### [Given request]
In the listing that follows, retype every line from the first through the one containing "ell_r = (0.160, 0.849)". Pictures are to be left out.

### [Data shown]
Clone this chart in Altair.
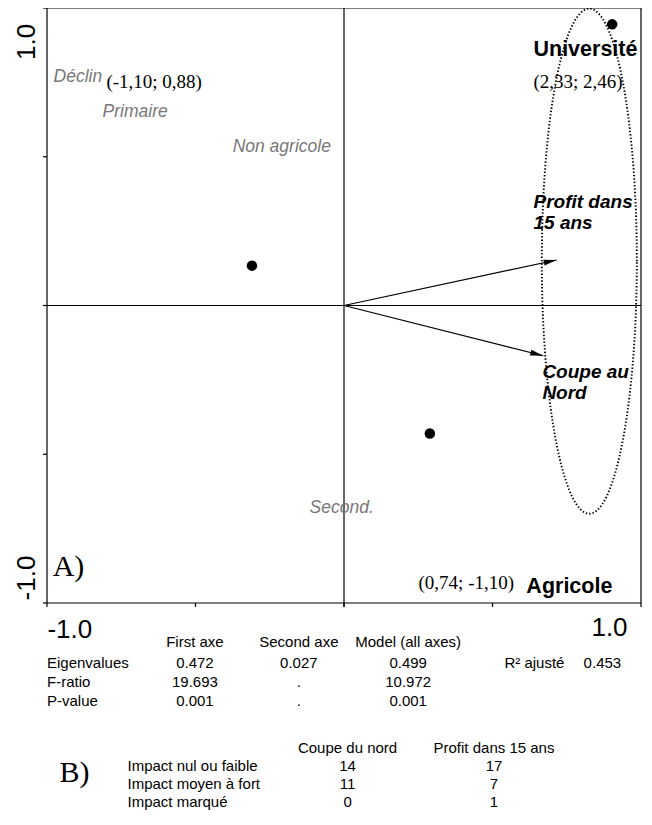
import math
import altair as alt
import pandas as pd

# ---------------- data ----------------
# site scores (filled dots)
site_x = [0.903, -0.310, 0.289]
site_y = [0.945, 0.134, -0.430]

# explanatory variables (arrows)
arrow_names = ["Profit dans 15 ans", "Coupe au Nord"]
arrow_x = [0.716, 0.671]
arrow_y = [0.153, -0.169]

# dotted ellipse (centre, radii)
ell_c = (0.826, 0.149)
ell_r = (0.160, 0.849)

# grey category labels
gray_text = ["Déclin", "Primaire", "Non agricole", "Second."]
gray_x = [-0.978, -0.813, -0.375, -0.116]
gray_y = [0.768, 0.650, 0.532, -0.681]

# bold labels
bold_text = ["Université", "Agricole"]
bold_x = [0.638, 0.614]
bold_y = [0.859, -0.946]

# bold italic variable labels
bi_text = ["Profit dans", "15 ans", "Coupe au", "Nord"]
bi_x = [0.638, 0.638, 0.668, 0.668]
bi_y = [0.348, 0.277, -0.224, -0.294]

# serif coordinate annotations
serif_text = ["(-1,10; 0,88)", "(2,33; 2,46)", "(0,74; -1,10)"]
serif_x = [-0.800, 0.638, 0.251]
serif_y = [0.751, 0.751, -0.933]

# table 1
t1_cols = ["First axe", "Second axe", "Model (all axes)"]
t1_rows = ["Eigenvalues", "F-ratio", "P-value"]
t1_vals = [["0.472", "0.027", "0.499"],
           ["19.693", ".", "10.972"],
           ["0.001", ".", "0.001"]]
r2_label = "R² ajusté"
r2_value = "0.453"

# table 2
t2_cols = ["Coupe du nord", "Profit dans 15 ans"]
t2_rows = ["Impact nul ou faible", "Impact moyen à fort", "Impact marqué"]
t2_vals = [[14, 17], [11, 7], [0, 1]]

# ---------------- layout ----------------
W = 594
H = 804
XU = W / 2.0          # px per unit, x
YU = 297.5            # px per unit, y
y_bottom = 1 - H / YU

xs = alt.Scale(domain=[-1, 1], nice=False, zero=False)
ys = alt.Scale(domain=[y_bottom, 1], nice=False, zero=False)
SANS = "Liberation Sans"
SERIF = "Liberation Serif"


def X(f="x"):
    return alt.X(f"{f}:Q", scale=xs, axis=None)


def Y(f="y"):
    return alt.Y(f"{f}:Q", scale=ys, axis=None)


def text_layer(texts, xs_, ys_, **kw):
    df = pd.DataFrame({"t": texts, "x": xs_, "y": ys_})
    return alt.Chart(df).mark_text(baseline="middle", **kw).encode(
        x=X(), y=Y(), text="t:N")


layers = []

# frame + centre cross
tk_y = 4 / YU
tk_x = 4 / XU
rules = pd.DataFrame({
    "x":  [-1, 1, -1, -1, 0, -1],
    "x2": [-1, 1, 1, 1, 0, 1],
    "y":  [-1, -1, 1, -1, -1 - tk_y, 0],
    "y2": [1, 1, 1, -1, 1, 0],
})
layers.append(alt.Chart(rules).mark_rule(color="black", strokeWidth=1.2).encode(
    x=X(), x2="x2:Q", y=Y(), y2="y2:Q"))

# ticks
ticks_v = [-1, -0.5, 0, 0.5, 1]
bt = pd.DataFrame({"x": ticks_v, "x2": ticks_v,
                   "y": [-1] * 5, "y2": [-1 - tk_y] * 5})
lt = pd.DataFrame({"x": [-1] * 5, "x2": [-1 - tk_x] * 5,
                   "y": ticks_v, "y2": ticks_v})
for d in (bt, lt):
    layers.append(alt.Chart(d).mark_rule(color="black", strokeWidth=1.2).encode(
        x=X(), x2="x2:Q", y=Y(), y2="y2:Q"))

# ellipse (dotted)
n = 240
ell = pd.DataFrame({
    "i": list(range(n + 1)),
    "x": [ell_c[0] + ell_r[0] * math.cos(2 * math.pi * k / n) for k in range(n + 1)],
    "y": [ell_c[1] + ell_r[1] * math.sin(2 * math.pi * k / n) for k in range(n + 1)],
})
layers.append(alt.Chart(ell).mark_line(color="black", strokeWidth=1.9,
                                       strokeDash=[1.4, 2.0]).encode(
    x=X(), y=Y(), order="i:Q"))

# arrows
arr = pd.DataFrame({"name": arrow_names, "x": arrow_x, "y": arrow_y,
                    "x0": [0, 0], "y0": [0, 0]})
arr["angle"] = [(math.degrees(math.atan2(-yy * YU, xx * XU)) + 360) % 360
                for xx, yy in zip(arrow_x, arrow_y)]
layers.append(alt.Chart(arr).mark_rule(color="black", strokeWidth=1.2).encode(
    x=X("x0"), y=Y("y0"), x2="x:Q", y2="y:Q"))
layers.append(alt.Chart(arr).mark_point(
    shape="M0,0 L-2,-0.45 L-2,0.45 Z", filled=True, color="black",
    opacity=1, size=169).encode(
    x=X(), y=Y(), angle=alt.Angle("angle:Q", scale=None)))

# sites
sites = pd.DataFrame({"x": site_x, "y": site_y})
layers.append(alt.Chart(sites).mark_circle(color="black", size=110, opacity=1).encode(
    x=X(), y=Y()))

# labels
layers.append(text_layer(gray_text, gray_x, gray_y, align="left", font=SANS,
                         fontSize=17.5, fontStyle="italic", color="#777777"))
layers.append(text_layer(bold_text, bold_x, bold_y, align="left", font=SANS,
                         fontSize=21.5, fontWeight="bold", color="black"))
layers.append(text_layer(bi_text, bi_x, bi_y, align="left", font=SANS,
                         fontSize=19, fontWeight="bold", fontStyle="italic",
                         color="black"))
layers.append(text_layer(serif_text, serif_x, serif_y, align="left", font=SERIF,
                         fontSize=19, color="black"))
layers.append(text_layer(["A)"], [-0.981], [-0.879], align="left", font=SERIF,
                         fontSize=30, color="black"))

# axis labels
layers.append(text_layer(["1.0", "-1.0"], [-1.069, -1.069], [0.886, -0.916],
                         align="center", font=SANS, fontSize=26, angle=270,
                         color="black"))
layers.append(text_layer(["-1.0", "1.0"], [-0.923, 0.894], [-1.091, -1.084],
                         align="center", font=SANS, fontSize=26, color="black"))

# table 1
t1_cx = [-0.502, -0.152, 0.216]
t1_hy = -1.131
t1_ry = [-1.202, -1.266, -1.330]
tl, tlx, tly = [], [], []
tc, tcx, tcy = [], [], []
for c, cx in zip(t1_cols, t1_cx):
    tc.append(c); tcx.append(cx); tcy.append(t1_hy)
for r, ry, vals in zip(t1_rows, t1_ry, t1_vals):
    tl.append(r); tlx.append(-1.0); tly.append(ry)
    for v, cx in zip(vals, t1_cx):
        tc.append(v); tcx.append(cx); tcy.append(ry)
tl.append(r2_label); tlx.append(0.540); tly.append(t1_ry[0])
tc.append(r2_value); tcx.append(0.870); tcy.append(t1_ry[0])

# table 2
t2_cx = [0.012, 0.505]
t2_hy = -1.487
t2_ry = [-1.547, -1.608, -1.668]
for c, cx in zip(t2_cols, t2_cx):
    tc.append(c); tcx.append(cx); tcy.append(t2_hy)
for r, ry, vals in zip(t2_rows, t2_ry, t2_vals):
    tl.append(r); tlx.append(-0.729); tly.append(ry)
    for v, cx in zip(vals, t2_cx):
        tc.append(str(v)); tcx.append(cx); tcy.append(ry)

layers.append(text_layer(tl, tlx, tly, align="left", font=SANS, fontSize=15,
                         color="black"))
layers.append(text_layer(tc, tcx, tcy, align="center", font=SANS, fontSize=15,
                         color="black"))
layers.append(text_layer(["B)"], [-0.958], [-1.572], align="left", font=SERIF,
                         fontSize=30, color="black"))

chart = alt.layer(*layers).properties(
    width=W, height=H,
    padding={"left": 39, "top": 0, "right": 3, "bottom": 0},
    autosize=alt.AutoSizeParams(type="none"),
).configure_view(stroke=None)

chart.save("out.html", embed_options={"renderer": "svg", "actions": False})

### [The reply]
Clone this chart in Altair.
import math
import altair as alt
import pandas as pd

# ---------------- data ----------------
# site scores (filled dots)
site_x = [0.903, -0.310, 0.289]
site_y = [0.945, 0.134, -0.430]

# explanatory variables (arrows)
arrow_names = ["Profit dans 15 ans", "Coupe au Nord"]
arrow_x = [0.716, 0.671]
arrow_y = [0.153, -0.169]

# dotted ellipse (centre, radii)
ell_c = (0.826, 0.149)
ell_r = (0.160, 0.849)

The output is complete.